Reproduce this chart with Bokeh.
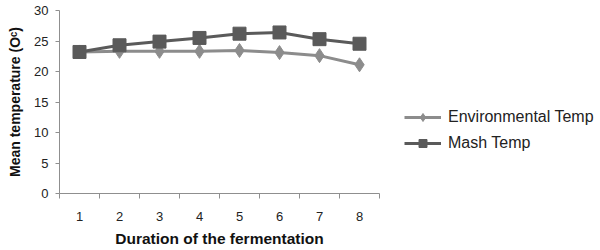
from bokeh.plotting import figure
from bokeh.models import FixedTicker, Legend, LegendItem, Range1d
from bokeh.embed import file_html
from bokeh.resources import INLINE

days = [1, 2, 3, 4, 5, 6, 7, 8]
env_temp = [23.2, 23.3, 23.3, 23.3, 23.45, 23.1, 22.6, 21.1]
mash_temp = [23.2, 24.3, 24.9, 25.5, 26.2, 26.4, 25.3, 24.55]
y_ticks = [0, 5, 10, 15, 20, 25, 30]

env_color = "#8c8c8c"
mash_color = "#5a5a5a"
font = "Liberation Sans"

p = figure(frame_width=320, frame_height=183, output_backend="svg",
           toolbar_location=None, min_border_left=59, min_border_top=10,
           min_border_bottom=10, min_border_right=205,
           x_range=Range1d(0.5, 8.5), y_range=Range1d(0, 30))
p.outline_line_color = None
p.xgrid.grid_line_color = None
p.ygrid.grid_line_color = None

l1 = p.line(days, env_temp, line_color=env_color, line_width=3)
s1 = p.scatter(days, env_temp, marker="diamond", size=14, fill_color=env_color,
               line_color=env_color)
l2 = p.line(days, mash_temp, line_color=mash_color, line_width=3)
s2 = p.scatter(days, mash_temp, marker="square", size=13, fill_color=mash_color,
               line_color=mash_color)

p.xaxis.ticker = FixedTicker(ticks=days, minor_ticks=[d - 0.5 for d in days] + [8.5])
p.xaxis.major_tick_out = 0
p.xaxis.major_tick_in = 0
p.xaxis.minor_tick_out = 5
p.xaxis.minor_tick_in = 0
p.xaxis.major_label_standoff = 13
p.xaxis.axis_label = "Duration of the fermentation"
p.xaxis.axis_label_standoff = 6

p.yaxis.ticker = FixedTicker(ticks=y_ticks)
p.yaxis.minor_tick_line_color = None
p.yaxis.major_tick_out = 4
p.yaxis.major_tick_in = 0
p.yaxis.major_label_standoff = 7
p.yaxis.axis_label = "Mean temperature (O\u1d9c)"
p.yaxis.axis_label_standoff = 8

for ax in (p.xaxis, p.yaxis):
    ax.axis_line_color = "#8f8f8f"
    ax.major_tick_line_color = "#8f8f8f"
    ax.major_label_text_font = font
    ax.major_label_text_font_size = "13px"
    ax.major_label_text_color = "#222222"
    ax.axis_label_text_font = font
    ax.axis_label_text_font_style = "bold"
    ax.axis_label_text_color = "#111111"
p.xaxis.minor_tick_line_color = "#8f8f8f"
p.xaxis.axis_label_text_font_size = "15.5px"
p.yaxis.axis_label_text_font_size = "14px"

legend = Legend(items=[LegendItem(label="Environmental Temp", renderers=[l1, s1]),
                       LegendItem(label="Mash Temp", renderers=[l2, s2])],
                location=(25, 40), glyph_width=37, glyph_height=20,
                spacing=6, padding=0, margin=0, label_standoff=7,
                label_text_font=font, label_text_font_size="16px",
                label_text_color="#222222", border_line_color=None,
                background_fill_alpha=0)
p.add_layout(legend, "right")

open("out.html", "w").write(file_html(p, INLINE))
--------------------
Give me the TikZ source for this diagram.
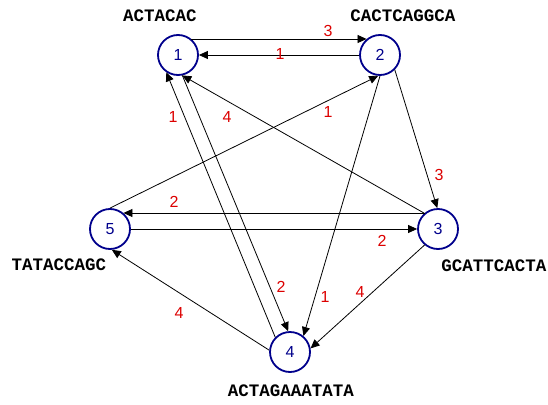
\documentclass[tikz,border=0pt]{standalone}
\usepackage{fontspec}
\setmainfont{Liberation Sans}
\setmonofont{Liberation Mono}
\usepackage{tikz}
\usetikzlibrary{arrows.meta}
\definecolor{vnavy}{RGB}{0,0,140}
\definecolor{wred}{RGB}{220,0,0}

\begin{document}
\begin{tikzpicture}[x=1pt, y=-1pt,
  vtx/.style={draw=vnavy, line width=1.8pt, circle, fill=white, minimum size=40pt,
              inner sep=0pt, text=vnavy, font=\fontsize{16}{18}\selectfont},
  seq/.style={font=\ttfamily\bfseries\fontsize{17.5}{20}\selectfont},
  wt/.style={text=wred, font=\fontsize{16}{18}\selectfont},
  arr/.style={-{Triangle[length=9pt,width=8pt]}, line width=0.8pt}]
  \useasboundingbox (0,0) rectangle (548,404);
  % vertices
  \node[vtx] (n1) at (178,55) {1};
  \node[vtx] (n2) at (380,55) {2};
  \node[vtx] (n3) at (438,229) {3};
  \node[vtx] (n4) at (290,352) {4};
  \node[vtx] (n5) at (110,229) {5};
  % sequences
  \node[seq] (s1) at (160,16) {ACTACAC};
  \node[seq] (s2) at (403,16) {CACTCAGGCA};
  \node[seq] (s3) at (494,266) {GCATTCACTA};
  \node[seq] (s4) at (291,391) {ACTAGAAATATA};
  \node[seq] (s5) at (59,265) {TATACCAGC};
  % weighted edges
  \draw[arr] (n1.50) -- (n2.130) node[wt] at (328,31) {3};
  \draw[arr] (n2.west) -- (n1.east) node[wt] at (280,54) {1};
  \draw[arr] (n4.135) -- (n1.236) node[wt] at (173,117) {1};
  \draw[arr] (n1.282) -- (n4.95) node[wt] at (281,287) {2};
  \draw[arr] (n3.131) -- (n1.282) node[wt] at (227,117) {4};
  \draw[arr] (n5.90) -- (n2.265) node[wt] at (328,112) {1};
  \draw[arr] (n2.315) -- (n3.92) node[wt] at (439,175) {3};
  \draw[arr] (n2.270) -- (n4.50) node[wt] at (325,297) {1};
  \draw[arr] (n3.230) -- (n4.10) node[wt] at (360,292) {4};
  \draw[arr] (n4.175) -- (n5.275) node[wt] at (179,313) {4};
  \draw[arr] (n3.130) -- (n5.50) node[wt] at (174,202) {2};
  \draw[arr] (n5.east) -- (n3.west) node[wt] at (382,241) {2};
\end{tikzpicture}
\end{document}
--------------------
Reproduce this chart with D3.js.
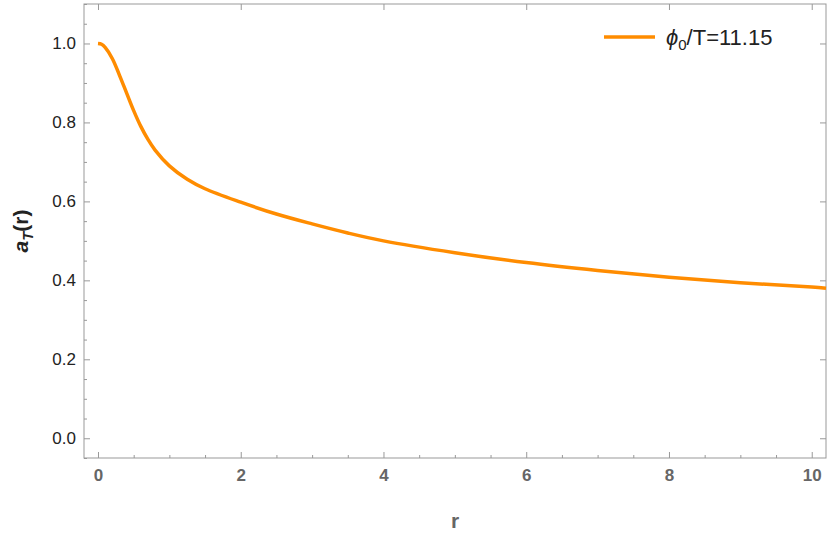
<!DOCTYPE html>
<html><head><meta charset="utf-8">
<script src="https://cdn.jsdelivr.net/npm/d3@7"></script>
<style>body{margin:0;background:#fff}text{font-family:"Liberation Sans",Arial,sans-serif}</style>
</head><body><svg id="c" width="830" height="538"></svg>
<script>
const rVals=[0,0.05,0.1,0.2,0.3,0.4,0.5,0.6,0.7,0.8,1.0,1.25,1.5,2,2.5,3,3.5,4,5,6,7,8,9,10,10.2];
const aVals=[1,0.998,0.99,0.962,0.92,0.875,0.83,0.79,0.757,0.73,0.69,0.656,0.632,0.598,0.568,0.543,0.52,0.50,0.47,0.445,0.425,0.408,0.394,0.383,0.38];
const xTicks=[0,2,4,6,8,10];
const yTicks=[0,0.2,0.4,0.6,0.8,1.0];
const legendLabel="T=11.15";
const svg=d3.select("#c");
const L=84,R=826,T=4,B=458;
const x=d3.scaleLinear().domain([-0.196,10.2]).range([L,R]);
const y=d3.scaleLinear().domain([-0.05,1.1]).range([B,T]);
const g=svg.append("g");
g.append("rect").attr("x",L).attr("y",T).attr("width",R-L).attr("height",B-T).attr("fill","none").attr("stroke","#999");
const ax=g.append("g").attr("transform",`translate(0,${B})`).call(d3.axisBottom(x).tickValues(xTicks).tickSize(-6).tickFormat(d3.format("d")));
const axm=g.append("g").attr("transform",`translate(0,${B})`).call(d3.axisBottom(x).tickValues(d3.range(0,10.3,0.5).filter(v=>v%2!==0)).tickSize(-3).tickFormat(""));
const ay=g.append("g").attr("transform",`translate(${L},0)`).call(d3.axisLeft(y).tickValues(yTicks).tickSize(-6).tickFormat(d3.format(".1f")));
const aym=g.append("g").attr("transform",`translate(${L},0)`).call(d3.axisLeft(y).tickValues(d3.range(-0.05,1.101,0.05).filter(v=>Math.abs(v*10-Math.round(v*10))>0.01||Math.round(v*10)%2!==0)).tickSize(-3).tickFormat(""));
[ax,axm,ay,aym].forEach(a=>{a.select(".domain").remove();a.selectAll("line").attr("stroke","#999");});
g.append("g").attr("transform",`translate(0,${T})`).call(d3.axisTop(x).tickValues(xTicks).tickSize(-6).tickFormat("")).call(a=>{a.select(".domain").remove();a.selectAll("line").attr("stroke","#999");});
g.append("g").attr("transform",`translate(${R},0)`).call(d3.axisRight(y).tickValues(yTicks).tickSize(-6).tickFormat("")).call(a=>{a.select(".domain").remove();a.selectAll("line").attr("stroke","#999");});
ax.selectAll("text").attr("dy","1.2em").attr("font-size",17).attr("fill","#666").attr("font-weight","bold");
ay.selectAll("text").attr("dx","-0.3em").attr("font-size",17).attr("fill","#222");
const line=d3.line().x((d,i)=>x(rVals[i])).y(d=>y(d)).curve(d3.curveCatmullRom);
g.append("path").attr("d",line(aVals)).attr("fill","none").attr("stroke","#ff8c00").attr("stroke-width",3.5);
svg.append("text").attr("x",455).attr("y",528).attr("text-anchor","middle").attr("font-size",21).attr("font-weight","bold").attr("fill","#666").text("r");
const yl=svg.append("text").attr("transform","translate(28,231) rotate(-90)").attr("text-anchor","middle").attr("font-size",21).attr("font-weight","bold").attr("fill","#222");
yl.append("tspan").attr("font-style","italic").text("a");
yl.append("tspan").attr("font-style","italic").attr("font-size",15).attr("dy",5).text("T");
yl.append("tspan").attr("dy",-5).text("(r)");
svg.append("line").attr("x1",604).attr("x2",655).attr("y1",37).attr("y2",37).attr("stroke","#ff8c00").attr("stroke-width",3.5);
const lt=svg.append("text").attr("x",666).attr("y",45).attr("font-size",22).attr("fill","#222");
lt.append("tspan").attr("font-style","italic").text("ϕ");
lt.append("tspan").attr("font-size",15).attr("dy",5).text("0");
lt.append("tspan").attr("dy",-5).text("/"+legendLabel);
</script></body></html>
--------------------
● Work to do
Your task is to transcribe exactly the lines starting at the line that contains "Reproduce this chart with Bokeh." and ending at the line that contains "p.yaxis.axis_label_standoff = 8", both included. Leave out the pictures.

● Response to the task
Reproduce this chart with Bokeh.
from bokeh.plotting import figure
from bokeh.models import FixedTicker, Legend, LegendItem, Range1d
from bokeh.embed import file_html
from bokeh.resources import INLINE

days = [1, 2, 3, 4, 5, 6, 7, 8]
env_temp = [23.2, 23.3, 23.3, 23.3, 23.45, 23.1, 22.6, 21.1]
mash_temp = [23.2, 24.3, 24.9, 25.5, 26.2, 26.4, 25.3, 24.55]
y_ticks = [0, 5, 10, 15, 20, 25, 30]

env_color = "#8c8c8c"
mash_color = "#5a5a5a"
font = "Liberation Sans"

p = figure(frame_width=320, frame_height=183, output_backend="svg",
           toolbar_location=None, min_border_left=59, min_border_top=10,
           min_border_bottom=10, min_border_right=205,
           x_range=Range1d(0.5, 8.5), y_range=Range1d(0, 30))
p.outline_line_color = None
p.xgrid.grid_line_color = None
p.ygrid.grid_line_color = None

l1 = p.line(days, env_temp, line_color=env_color, line_width=3)
s1 = p.scatter(days, env_temp, marker="diamond", size=14, fill_color=env_color,
               line_color=env_color)
l2 = p.line(days, mash_temp, line_color=mash_color, line_width=3)
s2 = p.scatter(days, mash_temp, marker="square", size=13, fill_color=mash_color,
               line_color=mash_color)

p.xaxis.ticker = FixedTicker(ticks=days, minor_ticks=[d - 0.5 for d in days] + [8.5])
p.xaxis.major_tick_out = 0
p.xaxis.major_tick_in = 0
p.xaxis.minor_tick_out = 5
p.xaxis.minor_tick_in = 0
p.xaxis.major_label_standoff = 13
p.xaxis.axis_label = "Duration of the fermentation"
p.xaxis.axis_label_standoff = 6

p.yaxis.ticker = FixedTicker(ticks=y_ticks)
p.yaxis.minor_tick_line_color = None
p.yaxis.major_tick_out = 4
p.yaxis.major_tick_in = 0
p.yaxis.major_label_standoff = 7
p.yaxis.axis_label = "Mean temperature (O\u1d9c)"
p.yaxis.axis_label_standoff = 8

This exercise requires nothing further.